Bridging Desktop And Web Applications – A Look At Mozilla Prism: Here’s an article about what are being called “Single Site Browsers” (SSBs), or little standalone browsers that let you browse and interact with a single Web app in a desktop app-ish environment.
Surf to Gmail, for instance, choose “Convert to Application” in the Firefox menu, and a shortcut with the Gmail icon appears on your desktop. Clicking the icon launches Gmail in its own window. Extensive customization options are available to add things like dock badges, system tray icons and popup notifications. Web developers can add special hooks to their code so that these bells and whistles are automatically included whenever someone spins the app off onto their desktop. Prism is still very much a work-in-progress, but it has already met with some early success; recent Yahoo acquisition Zimbra, for example, is using it to deliver a desktop version of their popular web-based mail client.
I’d like to take this second to say that I wrote about this years ago in a post called Owning the Container:
In a browser, remember, your page is only in the viewable area because the user has put it there. Your page can leave just as quickly — the user could reload it, they could click on a bookmark, etc.
A browser is a container. Your app is poured into one page at a time, and can just as easily get poured out, sometimes at inopportune times.

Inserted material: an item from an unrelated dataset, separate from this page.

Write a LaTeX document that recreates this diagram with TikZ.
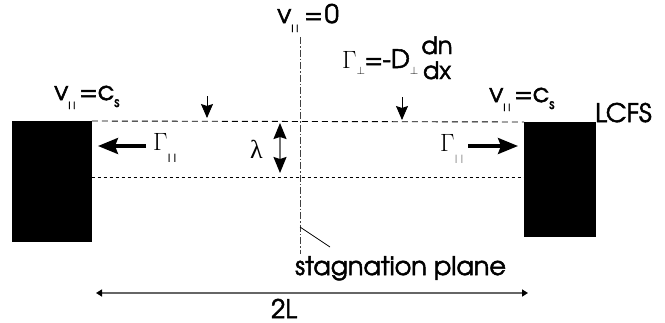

This leads to times when you need your app to do just a little bit more than a Web app can do. These are the times when you think, “Should I do this as a compiled, installed app instead?” But that’s a big leap — there really needs to be a middle ground.
Good to see some progress is being made here — the article profiles Mozilla’s Prism (which I use for Gmail), and several others.
(You can actually approximate the Prism experience with regular Firefox. It’s not hard to make Firefox launch under a separate user profile in which you shut off all the toolbars, etc.)
What I’d like to see in these apps is a way to give Web sites “superpowers” that they wouldn’t normally have, like access to your local file system or registry. While the security implications are daunting, this is one of the last miles to bridging the gap between local and remote applications.